Scientific Gibberish

One of the major questions that has dominated discussions of mysticism since the publication of William James’s classic work, The Varieties of Consciousness, is whether or not there is any core mystical experience that is common across cultures and traditions. Some philosophers say yes, but “constructionists,” who argue that all experience, including mystical experience, is constructed from and filtered through a variety of inescapable personal and cultural experiences, say no.
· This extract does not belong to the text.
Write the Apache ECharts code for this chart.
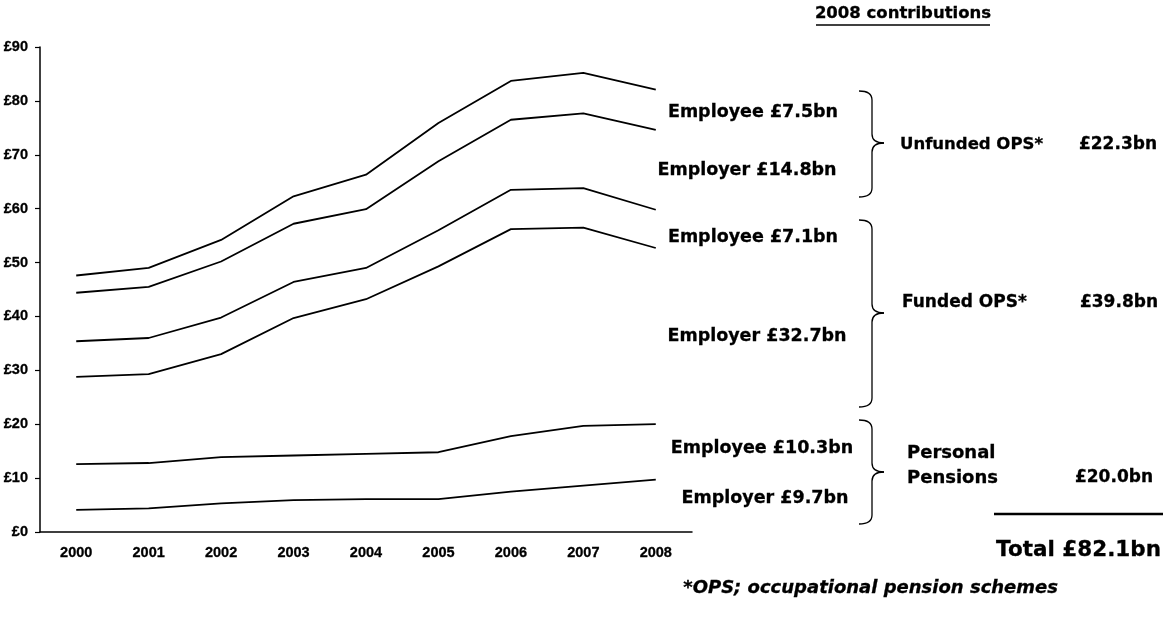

Roger Walsh in his essay Mapping and Comparing States brings up an interesting point about mystical experiences that change the way we look at the self. We look at the self as only a body and a mind. The body, we think, is solid and the mind is located somewhere in the brain. Those beliefs limit the way we look at physical reality. The body is actually composed of fast moving particles that form a mysterious gestalt that forms matter. The mind is not part of the brain; it is a non-physical aspect of consciousness that is connected to a stream of consciousness where all is known as well as unknown.
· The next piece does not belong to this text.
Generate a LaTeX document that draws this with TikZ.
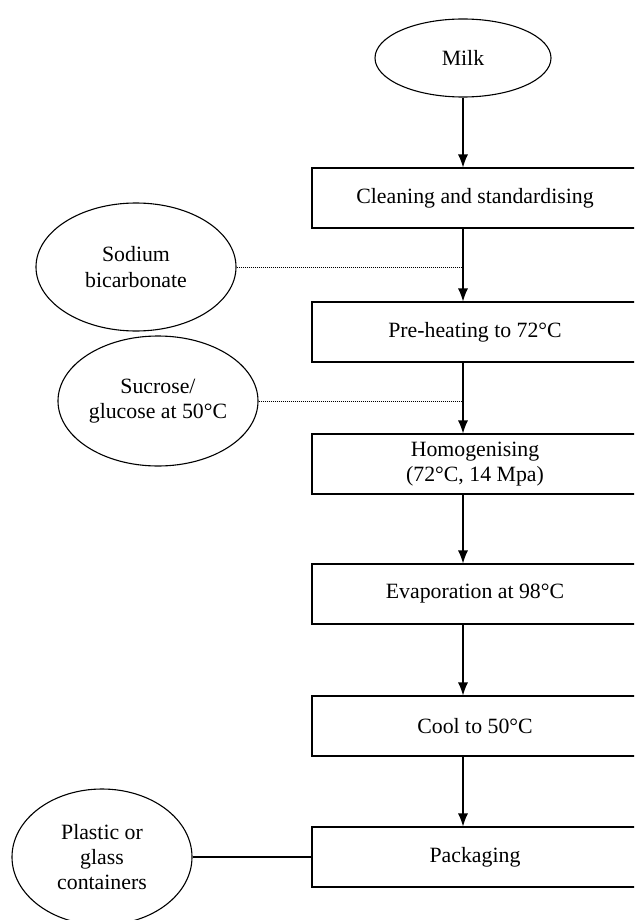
\documentclass[tikz,border=0pt]{standalone}
\usepackage{fontspec}
\setmainfont{Liberation Serif}
\usetikzlibrary{shapes.geometric,arrows.meta}

\tikzset{
  stepbox/.style={draw,line width=0.55pt,minimum width=163pt,minimum height=30pt,inner sep=0pt,align=center},
  addbox/.style={draw,ellipse,line width=0.55pt,inner sep=0pt,align=center},
  flow/.style={-{Latex[length=6.5pt,width=5pt]},line width=0.55pt},
  feed/.style={dash pattern=on 0.4pt off 0.6pt,line width=0.5pt},
}

\begin{document}
\begin{tikzpicture}[x=0.5pt,y=-0.5pt,font=\fontsize{10.9}{12.7}\selectfont]
                  \clip (0,0) rectangle (634,920);

                  % Rohstoff
                  \node[addbox,minimum width=88pt,minimum height=39pt] (milk) at (463,58) {Milk};

                  % Prozessschritte
                  \node[stepbox] (clean) at (475,198) {Cleaning and standardising};
                  \node[stepbox] (preheat) at (475,332) {Pre-heating to 72°C};
                  \node[stepbox] (homog) at (475,464) {Homogenising\\(72°C, 14 Mpa)};
                  \node[stepbox] (evap) at (475,594) {Evaporation at 98°C};
                  \node[stepbox] (cool) at (475,726) {Cool to 50°C};
                  \node[stepbox] (pack) at (475,857) {Packaging};

                  % Zusaetze
                  \node[addbox,minimum width=100pt,minimum height=64pt] (soda) at (136,267) {Sodium\\bicarbonate};
                  \node[addbox,minimum width=100pt,minimum height=65pt] (sugar) at (158,401) {Sucrose/\\glucose at 50°C};
                  \node[addbox,minimum width=90pt,minimum height=68pt] (cont) at (102,857) {Plastic or\\glass\\containers};

                  % Pfeile
                  \draw[flow] (milk) -- (clean.north -| milk);
                  \foreach \a/\b in {clean/preheat,preheat/homog,homog/evap,evap/cool,cool/pack} {
                          \draw[flow] (\a.south -| milk) -- (\b.north -| milk);
                      }

                  % Zufuhr
                  \draw[feed] (soda.east) -- (soda.east -| milk);
                  \draw[feed] (sugar.east) -- (sugar.east -| milk);
                  \draw[line width=0.55pt] (cont.east) -- (pack.west);
              \end{tikzpicture}
\end{document}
Consciousness is structured in various ways. There are regions, densities, forms, aspects, elements, and individual qualities of consciousness. All qualities of consciousness are in a perpetual state of expansion. The fuel for this expansion is the awareness of consciousness itself. Mystical experiences are part of our expansion, but they are not really mystical to the subjective self. They are filled with the innate substance that creates awareness. There are no core experiences within this substance, but we belief that they exist. Our thoughts, emotions and beliefs create these experiences, and they do trigger varying degrees of awareness. Trying to put our subjective self in a box of rules and regulations is like trying to capture the air we breathe today and use it tomorrow.

There are no boundaries when it comes to mystical experiences. We form countless version of the self and we use them to become aware of the hidden aspects of our subjective experiences. We do it without doing and become without being aware of that becoming. What the caterpillar in us calls death is called life to the butterfly self within us. That butterfly is the mystical self that experiences life without the assistance of scientific gibberish.